No, he really wasn’t

Paul Krugman is once again desperately trying to rewrite history, resurrect a rotting Keynesian economics, and cover his exposed posterior:

Unfortunately, in late 2010 and early 2011, politicians and policy makers in much of the Western world believed that they knew better, that we should focus on deficits, not jobs, even though our economies had barely begun to recover from the slump that followed the financial crisis. And by acting on that anti-Keynesian belief, they ended up proving Keynes right all over again.

In declaring Keynesian economics vindicated I am, of course, at odds with conventional wisdom. In Washington, in particular, the failure of the Obama stimulus package to produce an employment boom is generally seen as having proved that government spending can’t create jobs. But those of us who did the math realized, right from the beginning, that the Recovery and Reinvestment Act of 2009 (more than a third of which, by the way, took the relatively ineffective form of tax cuts) was much too small given the depth of the slump. And we also predicted the resulting political backlash.

He is not only at odds with conventional reality, but with history as well.
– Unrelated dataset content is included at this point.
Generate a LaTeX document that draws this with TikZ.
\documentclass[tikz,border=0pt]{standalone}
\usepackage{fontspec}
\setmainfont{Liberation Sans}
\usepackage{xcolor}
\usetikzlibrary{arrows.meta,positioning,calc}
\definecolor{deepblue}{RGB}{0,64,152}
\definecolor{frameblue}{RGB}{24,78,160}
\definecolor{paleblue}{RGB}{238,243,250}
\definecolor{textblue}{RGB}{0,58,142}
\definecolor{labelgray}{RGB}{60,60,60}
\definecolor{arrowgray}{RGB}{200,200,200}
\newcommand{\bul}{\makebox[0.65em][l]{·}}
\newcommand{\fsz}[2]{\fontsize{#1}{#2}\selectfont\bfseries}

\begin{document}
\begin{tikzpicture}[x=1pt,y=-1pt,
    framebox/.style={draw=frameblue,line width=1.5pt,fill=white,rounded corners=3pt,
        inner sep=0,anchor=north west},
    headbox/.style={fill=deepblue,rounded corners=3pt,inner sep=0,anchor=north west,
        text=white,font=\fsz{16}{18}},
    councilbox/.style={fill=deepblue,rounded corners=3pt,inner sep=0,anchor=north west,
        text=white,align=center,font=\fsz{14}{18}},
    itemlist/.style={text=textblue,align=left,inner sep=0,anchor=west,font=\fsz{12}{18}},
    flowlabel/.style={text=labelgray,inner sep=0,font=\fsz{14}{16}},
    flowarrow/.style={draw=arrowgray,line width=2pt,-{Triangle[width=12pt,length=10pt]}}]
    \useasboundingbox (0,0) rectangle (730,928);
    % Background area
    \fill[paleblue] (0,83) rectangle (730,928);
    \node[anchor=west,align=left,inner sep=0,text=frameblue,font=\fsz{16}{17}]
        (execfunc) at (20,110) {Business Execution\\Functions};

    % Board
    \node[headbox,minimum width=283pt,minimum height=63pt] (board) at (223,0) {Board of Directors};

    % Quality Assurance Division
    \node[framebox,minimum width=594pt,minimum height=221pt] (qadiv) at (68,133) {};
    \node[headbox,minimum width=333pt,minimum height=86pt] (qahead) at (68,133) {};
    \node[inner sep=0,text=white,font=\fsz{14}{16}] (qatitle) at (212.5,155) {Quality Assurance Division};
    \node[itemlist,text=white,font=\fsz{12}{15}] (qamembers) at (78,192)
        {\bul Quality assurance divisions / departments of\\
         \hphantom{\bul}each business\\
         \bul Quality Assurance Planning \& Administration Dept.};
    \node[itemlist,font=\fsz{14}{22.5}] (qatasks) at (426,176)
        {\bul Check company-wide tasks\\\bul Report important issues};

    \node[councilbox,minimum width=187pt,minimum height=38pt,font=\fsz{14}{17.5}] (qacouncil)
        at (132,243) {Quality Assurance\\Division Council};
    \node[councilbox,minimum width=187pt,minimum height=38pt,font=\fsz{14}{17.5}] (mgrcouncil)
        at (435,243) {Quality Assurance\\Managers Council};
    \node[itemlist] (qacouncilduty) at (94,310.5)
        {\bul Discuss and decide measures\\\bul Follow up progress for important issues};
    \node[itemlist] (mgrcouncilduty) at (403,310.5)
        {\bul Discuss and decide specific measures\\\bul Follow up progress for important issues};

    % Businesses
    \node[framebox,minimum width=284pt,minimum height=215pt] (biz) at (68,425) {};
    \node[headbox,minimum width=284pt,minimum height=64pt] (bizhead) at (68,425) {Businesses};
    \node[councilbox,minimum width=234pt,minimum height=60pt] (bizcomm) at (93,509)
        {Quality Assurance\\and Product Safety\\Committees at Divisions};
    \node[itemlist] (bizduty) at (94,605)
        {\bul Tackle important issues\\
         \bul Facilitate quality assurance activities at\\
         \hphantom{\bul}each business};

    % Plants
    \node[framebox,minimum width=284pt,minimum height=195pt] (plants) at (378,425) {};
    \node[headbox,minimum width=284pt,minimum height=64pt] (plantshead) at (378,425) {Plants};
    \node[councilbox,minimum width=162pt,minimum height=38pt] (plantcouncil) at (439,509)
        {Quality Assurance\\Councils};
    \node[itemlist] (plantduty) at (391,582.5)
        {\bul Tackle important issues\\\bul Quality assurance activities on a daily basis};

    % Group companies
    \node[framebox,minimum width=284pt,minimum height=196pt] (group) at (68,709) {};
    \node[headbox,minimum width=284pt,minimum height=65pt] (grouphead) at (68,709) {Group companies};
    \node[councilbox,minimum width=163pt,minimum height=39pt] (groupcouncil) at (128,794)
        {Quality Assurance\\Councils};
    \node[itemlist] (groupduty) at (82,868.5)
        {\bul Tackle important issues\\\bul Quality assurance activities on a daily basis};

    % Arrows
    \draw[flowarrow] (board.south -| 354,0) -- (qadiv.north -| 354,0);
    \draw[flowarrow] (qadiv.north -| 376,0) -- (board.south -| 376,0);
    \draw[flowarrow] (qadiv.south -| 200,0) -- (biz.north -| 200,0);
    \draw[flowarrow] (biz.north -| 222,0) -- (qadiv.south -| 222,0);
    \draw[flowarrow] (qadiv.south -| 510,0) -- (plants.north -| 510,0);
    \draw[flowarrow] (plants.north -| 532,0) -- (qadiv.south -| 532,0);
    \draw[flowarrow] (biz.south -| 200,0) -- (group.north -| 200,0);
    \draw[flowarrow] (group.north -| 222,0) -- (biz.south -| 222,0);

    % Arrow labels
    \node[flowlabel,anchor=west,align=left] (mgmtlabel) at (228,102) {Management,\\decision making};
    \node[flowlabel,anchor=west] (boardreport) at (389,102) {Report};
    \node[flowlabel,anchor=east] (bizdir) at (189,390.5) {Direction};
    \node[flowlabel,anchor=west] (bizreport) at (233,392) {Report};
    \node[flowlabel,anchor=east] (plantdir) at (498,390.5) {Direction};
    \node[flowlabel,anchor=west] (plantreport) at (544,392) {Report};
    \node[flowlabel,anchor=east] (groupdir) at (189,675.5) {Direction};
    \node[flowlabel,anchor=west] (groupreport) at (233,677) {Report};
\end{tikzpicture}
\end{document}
Krugman is being shamelessly dishonest here. As I, and others, have chronicled, the stimulus package that he now claims was too small was actually $187 billion bigger than the $600 billion stimulus his “back-of-the-envelope calculations” recommended and described as “huge”.

Keynes was not right. He, and his General Theory, are still dead. Keynesian economists are not only still completely and entirely wrong, but are still in complete denial about the problem of debt, as I shall subsequently demonstrate in a forthcoming post.